Em resposta o povo cria os barulhentos blocos de Zé-Pereira, homens que no
sábado saiam às ruas tocando grandes tambores e bombos anunciando a chegada do
Carnaval.
É uma
manifestação de origem portuguesa ainda muito popular no Norte de Portugal. Os
foliões entoavam músicas de evocação ao período momesco: “Viva o Zé-Pereira/Que a ninguém faz mal/Viva o Zé-Pereira/No dia de
Carnaval. Até hoje também acompanham as procissões e animam as festas
locais.

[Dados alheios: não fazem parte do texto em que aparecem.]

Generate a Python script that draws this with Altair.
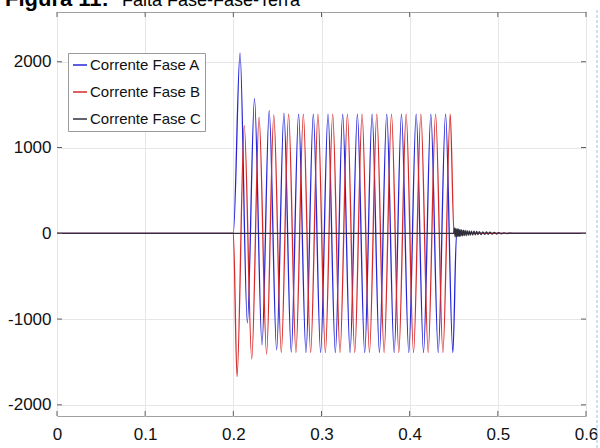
import altair as alt
import pandas as pd

# ---------------- data ----------------
x_ticks = [0, 0.1, 0.2, 0.3, 0.4, 0.5, 0.6]
y_ticks = [-2000, -1000, 0, 1000, 2000]
series_names = ["Corrente Fase A", "Corrente Fase B", "Corrente Fase C"]
series_colors = ["#2626d8", "#d82a2a", "#30303c"]
title_bold = "Figura 11:"
title_rest = "Falta Fase-Fase-Terra"

# Phase A: extrema (peaks / troughs) of the fault current
a_t = [0.0, 0.2,
       0.2076, 0.2159, 0.2240, 0.2325, 0.2407, 0.2491, 0.2574, 0.2657,
       0.2740, 0.2824, 0.2907, 0.2990, 0.3074, 0.3157, 0.3240, 0.3324,
       0.3407, 0.3490, 0.3574, 0.3657, 0.3740, 0.3824, 0.3907, 0.3990,
       0.4074, 0.4157, 0.4240, 0.4324, 0.4407, 0.4490,
       0.4532, 0.6]
a_v = [0, 0,
       2100, -1045, 1570, -1300, 1430, -1360, 1400, -1385,
       1390, -1390, 1390, -1390, 1390, -1390, 1390, -1390,
       1390, -1390, 1390, -1390, 1390, -1390, 1390, -1390,
       1390, -1390, 1390, -1390, 1390, -1390,
       0, 0]

# Phase B
b_t = [0.0, 0.2,
       0.2042, 0.2124, 0.2209, 0.2292, 0.2377, 0.2459, 0.2544, 0.2627,
       0.2710, 0.2794, 0.2877, 0.2960, 0.3044, 0.3127, 0.3210, 0.3294,
       0.3377, 0.3460, 0.3544, 0.3627, 0.3710, 0.3794, 0.3877, 0.3960,
       0.4044, 0.4127, 0.4210, 0.4294, 0.4377, 0.4460,
       0.4503, 0.6]
b_v = [0, 0,
       -1670, 1256, -1465, 1353, -1407, 1380, -1390, 1390,
       -1390, 1390, -1390, 1390, -1390, 1390, -1390, 1390,
       -1390, 1390, -1390, 1390, -1390, 1390, -1390, 1390,
       -1390, 1390, -1390, 1390, -1390, 1390,
       0, 0]

# Phase C: stays near zero, small ringing after the breaker opens
c_t = [0.0, 0.2, 0.4500,
       0.4508, 0.4516, 0.4524, 0.4532, 0.4540, 0.4548, 0.4556, 0.4564,
       0.4572, 0.4580, 0.4590, 0.4600, 0.4610, 0.4620, 0.4630, 0.4640,
       0.4652, 0.4664, 0.4676, 0.4688, 0.4700, 0.4715, 0.4730, 0.4745,
       0.4760, 0.4775, 0.4790, 0.4810, 0.4830, 0.4850, 0.4870, 0.4890,
       0.4910, 0.4935, 0.4960, 0.4985, 0.5010, 0.5040, 0.5070, 0.5100,
       0.5130, 0.5170, 0.5200, 0.6]
c_v = [0, 0, 0,
       62, -42, 58, -40, 52, -38, 48, -35,
       44, -33, 40, -30, 37, -28, 34, -26,
       31, -24, 28, -22, 26, -20, 24, -18,
       22, -16, 20, -14, 17, -12, 15, -11,
       13, -9, 11, -8, 9, -6, 6, -4,
       3, -2, 0, 0]

rows = []
for name, ts, vs in zip(series_names, [a_t, b_t, c_t], [a_v, b_v, c_v]):
    for t, v in zip(ts, vs):
        rows.append({"serie": name, "t": t, "corrente": v})
df = pd.DataFrame(rows)

W, H = 529, 404
FONT = "Liberation Sans"

xscale = alt.Scale(domain=[0, 0.6], nice=False, zero=False)
yscale = alt.Scale(domain=[-2130, 2580], nice=False, zero=False)

xaxis = alt.Axis(values=x_ticks, format="~g", grid=True, ticks=False,
                 tickSize=0, domain=False, labelFontSize=17,
                 labelPadding=10, title=None, labelFont=FONT,
                 labelColor="#111", gridColor="#e6e6e6", labelFlush=False)
yaxis = alt.Axis(values=y_ticks, format="d", grid=True, ticks=False,
                 tickSize=0, domain=False, labelFontSize=17,
                 labelPadding=6, title=None, labelFont=FONT,
                 labelColor="#111", gridColor="#e6e6e6",
                 labelExpr="replace(datum.label, '\u2212', '-')")

lines = alt.Chart(df).mark_line(
    interpolate="monotone", strokeWidth=1.3, clip=True
).encode(
    x=alt.X("t:Q", scale=xscale, axis=xaxis),
    y=alt.Y("corrente:Q", scale=yscale, axis=yaxis),
    color=alt.Color("serie:N",
                    scale=alt.Scale(domain=series_names, range=series_colors),
                    legend=alt.Legend(title=None, orient="none", legendX=11,
                                      legendY=41, symbolType="stroke",
                                      symbolSize=196, symbolStrokeWidth=1.5,
                                      labelFontSize=15, labelFont=FONT,
                                      labelColor="#111", labelOffset=2,
                                      rowPadding=11, padding=4,
                                      strokeColor="#9a9a9a", fillColor="white")),
)

xt = pd.DataFrame({"t": x_ticks})
yt = pd.DataFrame({"corrente": y_ticks})
tick_color = "#606060"
xt_bottom = alt.Chart(xt).mark_rule(color=tick_color).encode(
    x=alt.X("t:Q", scale=xscale, axis=xaxis), y=alt.value(H), y2=alt.value(H - 5))
xt_top = alt.Chart(xt).mark_rule(color=tick_color).encode(
    x=alt.X("t:Q", scale=xscale, axis=xaxis), y=alt.value(0), y2=alt.value(5))
yt_left = alt.Chart(yt).mark_rule(color=tick_color).encode(
    y=alt.Y("corrente:Q", scale=yscale, axis=yaxis), x=alt.value(0), x2=alt.value(5))
yt_right = alt.Chart(yt).mark_rule(color=tick_color).encode(
    y=alt.Y("corrente:Q", scale=yscale, axis=yaxis), x=alt.value(W), x2=alt.value(W - 5))

dash = alt.Chart(pd.DataFrame({"k": [0]})).mark_rule(
    color="#9cc4e4", strokeDash=[3, 2], strokeWidth=1
).encode(x=alt.value(540), y=alt.value(-2), y2=alt.value(H + 32))

t1 = alt.Chart(pd.DataFrame({"s": [title_bold]})).mark_text(
    align="left", baseline="alphabetic", font=FONT, fontSize=22,
    fontWeight="bold", color="black"
).encode(text="s:N", x=alt.value(-52), y=alt.value(-6))
t2 = alt.Chart(pd.DataFrame({"s": [title_rest]})).mark_text(
    align="left", baseline="alphabetic", font=FONT, fontSize=18,
    color="black"
).encode(text="s:N", x=alt.value(65), y=alt.value(-6))

chart = alt.layer(lines, xt_bottom, xt_top, yt_left, yt_right, dash, t1, t2).properties(
    width=W, height=H,
    autosize=alt.AutoSizeParams(type="none"),
    padding={"left": 57, "top": 12, "right": 14, "bottom": 32},
).configure_view(stroke="#a0a0a0", strokeWidth=1)

chart.save("out.html", embed_options={"renderer": "svg", "actions": False})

A festa de Nossa Senhora da Agonia em Viana do Castelo, uma das mais
tradicionais festas religiosas do Norte de Portugal é famosa pelos desfiles dos
zé-pereiras.
O
Carnaval da atualidade, com todas as modificações impulsionadas pela indústria
cultural, guarda ricas manifestações das tradições culturais ibéricas, é ao
mesmo tempo uma manifestação popular para animar o povo e um grande negócio
para a indústria cultural.
É
impressionante o poder de criatividade do povo brasileiro que cai na folia
durante os três dias de Carnaval, esquecendo as amarguras da vida vestem-se de
rei, doutor, padre, freira, lorde, de papamgu e de tantas outras fantasias.
Agora
seria um grande equívoco pensar que todas as transfigurações do Carnaval são
alienantes. É, na verdade, uma ocasião para extravasar as insatisfações,
expulsar as mazelas sociais, de fazer crítica às autoridades, aos políticos e
ao poder econômico, sem rancor e sem raiva mas com a maledicência e o jeitinho
brasileiro. Qualquer semelhança do nosso atual Carnaval com os antigos festejos
do Entrudo, trazido pelos portugueses, não é uma mera coincidência.